Zwei Favoriten
Slowakei wählt neuen Präsidenten. Premier und ein Oligarch führen in Umfragen
Andrej Kiska habe das »Herz, Hirn und den Charakter« für das Präsidentenamt, prangt auf seinen Wahlplakaten, die derzeit überall in der Slowakei hängen. Bei den am heutigen Samstag stattfindenden Wahlen für den Posten des Staatsoberhauptes in der Slowakei ist der Parteilose einer der beiden Favoriten. Der Oligarch Kiska trat vor einem Jahr als Außenseiter in den Wahlkampf ein. Die Kandidaten der traditionellen Parteien des liberalkonservativen Lagers kommen insgesamt nur auf 15 Prozent in den Umfragen.
Klarer Favorit für das Präsidentenamt ist der amtierende Premier Robert Fico von den Sozialdemokraten der SMER-SD. Dieser hatte als »Linkspopulist« (Tagesspiegel/Welt) sowie »Hugo Chávez von Europa« (Deutsche Welle) bei den Wahlen 2006, 2010 und 2012 für Furore gesorgt. Politiker und Journalisten sagten mit ihm wahlweise das Ende der NATO-Integration der Slowakei, den wachsenden Einfluß Rußlands oder sogar das Ende der Demokratie in dem Land voraus. Doch seit seiner Wiederkehr in das Ministerpräsidentenamt 2012 ist von dem alten Linkskurs nicht viel übriggeblieben. Der viel beachtete Antiprivatisierungskurs der SMER-SD 2006 bis 2010 wird nicht mehr fortgesetzt, so soll zum Beispiel die Slowakische Telekom an die Deutsche Telekom verkauft werden. Die Verstaatlichung der Krankenversicherer – 2012 noch als linkes Kernprojekt der SMER-SD-Alleinregierung angekündigt – ist mittlerweile begraben. Auch die politische Ausrichtung der Sozialdemokraten wird immer abenteuerlicher. Als die SMER-SD vor 2010 erfolgreich durch eine patriotische Kulturpolitik ihren damaligen nationalkonservativen Koalitionspartnern das Wasser abgegraben hatte, galt das als kluger Schachzug. Doch mittlerweile führt das Vorstoßen in konservative Wählergefilde bei Vernachlässigung linker Kernthemen zum Einbrechen in den Umfragen. Zuletzt kündigten die Sozialdemokraten an, mit den Wertkonservativen der Chrsitlich-Demokratischen Bewegung (KDH) in der Verfassung zu verankern, daß die Ehe nur zwischen Mann und Frau geschlossen werden kann.

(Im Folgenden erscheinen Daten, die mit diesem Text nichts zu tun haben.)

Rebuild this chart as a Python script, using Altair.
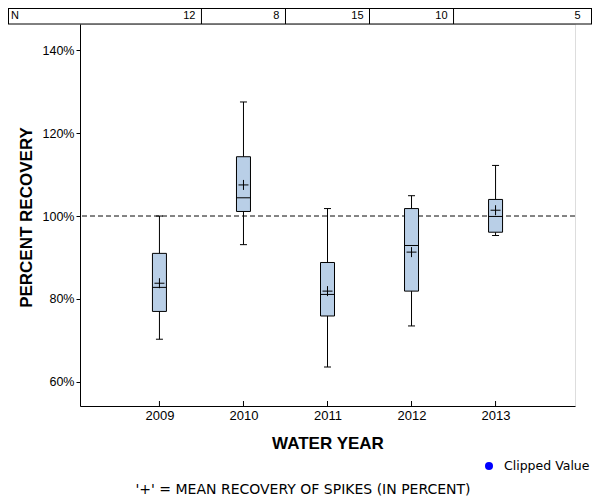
import altair as alt
import pandas as pd

# ---- data ----
years = [2009, 2010, 2011, 2012, 2013]
n_counts = [12, 8, 15, 10, 5]
whisker_low = [70.3, 93.1, 63.6, 73.5, 95.3]
q1 = [77.0, 101.1, 75.9, 81.9, 96.1]
median = [82.8, 104.4, 81.1, 92.9, 99.9]
q3 = [91.0, 114.3, 88.8, 101.8, 104.0]
whisker_high = [100.0, 127.5, 101.8, 104.9, 112.2]
mean = [83.8, 107.5, 81.9, 91.3, 101.4]
y_ticks = [60, 80, 100, 120, 140]

df = pd.DataFrame({
    "year": years, "n": n_counts, "low": whisker_low, "q1": q1,
    "median": median, "q3": q3, "high": whisker_high, "mean": mean,
})
one = pd.DataFrame({"a": [0]})

W, H = 495, 382
FONT = "Liberation Sans"
WIDE = "DejaVu Sans"

xscale = alt.Scale(domain=[2008.114, 2013.886], nice=False, zero=False)
yscale = alt.Scale(domain=[54.2, 146.3], nice=False, zero=False)

xaxis = alt.Axis(values=years, format="d", ticks=False, tickSize=0, grid=False,
                 labelFontSize=13, labelFont=FONT, labelColor="black", labelPadding=3,
                 domainColor="black", titleFontSize=17, titleFont=FONT,
                 titleFontWeight="bold", titleColor="black", titleX=W / 2, titleY=42,
                 titleBaseline="alphabetic", titleAlign="center")
yaxis = alt.Axis(values=y_ticks, labelExpr="datum.value + '%'", grid=False,
                 tickSize=4, tickColor="black", labelPadding=2, labelFontSize=12.5,
                 labelFont=FONT, labelColor="black", domainColor="black",
                 titleFontSize=17, titleFont=FONT, titleFontWeight="bold",
                 titleColor="black", titleAngle=-90, titleX=-49, titleY=193,
                 titleBaseline="alphabetic", titleAlign="center")


def X(field="year"):
    return alt.X(f"{field}:Q", scale=xscale, axis=xaxis, title="WATER YEAR")


def Y(field):
    return alt.Y(f"{field}:Q", scale=yscale, axis=yaxis, title="PERCENT RECOVERY")


base = alt.Chart(df)

ref = base.mark_rule(color="#808080", strokeDash=[5, 3], strokeWidth=1).encode(
    y=alt.Y(datum=100, scale=yscale, axis=yaxis, title="PERCENT RECOVERY"))

wl = base.mark_rule(color="black", strokeWidth=1).encode(x=X(), y=Y("low"), y2="q1")
wh = base.mark_rule(color="black", strokeWidth=1).encode(x=X(), y=Y("q3"), y2="high")

box = base.mark_bar(size=14, fill="#B9CFE7", stroke="black", strokeWidth=1).encode(
    x=X(), y=Y("q1"), y2="q3")

med = base.mark_point(shape="M-1,0H1", size=196, filled=False, stroke="black",
                      strokeWidth=1, opacity=1).encode(x=X(), y=Y("median"))
cap_lo = base.mark_point(shape="M-1,0H1", size=49, filled=False, stroke="black",
                         strokeWidth=1, opacity=1).encode(x=X(), y=Y("low"))
cap_hi = base.mark_point(shape="M-1,0H1", size=49, filled=False, stroke="black",
                         strokeWidth=1, opacity=1).encode(x=X(), y=Y("high"))
mn = base.mark_point(shape="M-1,0H1M0,-1V1", size=100, filled=False, stroke="black",
                     strokeWidth=1, opacity=1).encode(x=X(), y=Y("mean"))

# inward x ticks
xticks = base.mark_rule(color="black").encode(x=X(), y=alt.value(H - 5), y2=alt.value(H))

# N table above the plot
frame_top = alt.Chart(one).mark_rule(color="black").encode(
    x=alt.value(-72), x2=alt.value(W + 17), y=alt.value(-15.5))
frame_bot = alt.Chart(one).mark_rule(color="black").encode(
    x=alt.value(-72), x2=alt.value(W + 17), y=alt.value(0))
frame_l = alt.Chart(one).mark_rule(color="black").encode(
    x=alt.value(-71.5), y=alt.value(-16), y2=alt.value(0))
frame_r = alt.Chart(one).mark_rule(color="black").encode(
    x=alt.value(W + 16.5), y=alt.value(-16), y2=alt.value(0))
dividers = base.transform_filter("datum.year < 2013").transform_calculate(
    div="datum.year + 0.5").mark_rule(color="black").encode(
    x=X("div"), y=alt.value(-16), y2=alt.value(0))
n_text = base.transform_calculate(
    nx="datum.year < 2013 ? datum.year + 0.5 : 2014.085").mark_text(
    align="right", baseline="middle", dx=-6, fontSize=11, font=FONT, color="black").encode(
    x=X("nx"), y=alt.value(-8), text="n:Q")
n_label = alt.Chart(one).mark_text(align="left", baseline="middle", fontSize=11,
                                   font=FONT, color="black").encode(
    x=alt.value(-69), y=alt.value(-8), text=alt.value("N"))

# legend and footnote
leg_dot = alt.Chart(one).mark_point(shape="circle", size=64, filled=True, color="blue",
                                    opacity=1).encode(x=alt.value(409), y=alt.value(442))
leg_txt = alt.Chart(one).mark_text(align="left", baseline="middle", fontSize=12.5,
                                   font=WIDE, color="black").encode(
    x=alt.value(424), y=alt.value(442), text=alt.value("Clipped Value"))
foot = alt.Chart(one).mark_text(align="center", baseline="alphabetic", fontSize=14,
                                font=WIDE, color="black").encode(
    x=alt.value(223), y=alt.value(470),
    text=alt.value("'+' = MEAN RECOVERY OF SPIKES (IN PERCENT)"))

chart = alt.layer(
    ref, wl, wh, box, med, cap_lo, cap_hi, mn, xticks,
    frame_top, frame_bot, frame_l, frame_r, dividers, n_text, n_label,
    leg_dot, leg_txt, foot,
).properties(
    width=W, height=H,
    autosize=alt.AutoSizeParams(type="none"),
    padding={"left": 72, "top": 16, "right": 17, "bottom": 93},
).configure_view(stroke="black", strokeWidth=1).configure(background="white")

chart.save("out.html", embed_options={"renderer": "svg", "actions": False})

Sollte keiner der beiden Erstplazierten bei dieser Runde der Präsidentschaftswahl 50 Prozent erreichen, was noch nie ein Kandidat in der Slowakei geschafft hat und was auch derzeit äußerst unrealistisch scheint, kommt es am 29. März zur Stichwahl. Die Kandidaten des liberalkonservativen Lagers, die derzeit zusammen laut Demoskopen den SMER-SD-Premier übertrumpfen könnten, haben bereits angekündigt, einander in der Stichwahl unterstützen zu wollen. Kiska kündigte sogar an, seine Wahlplakate den anderen Kandidaten zur Verfügung zu stellen, um Fico zu verhindern.
Der derzeit amtierende christsozial-gaullistische Präsident Ivan Gasparovic darf nach zwei gewonnenen Wahlen 2004 und 2009 nicht noch einmal antreten.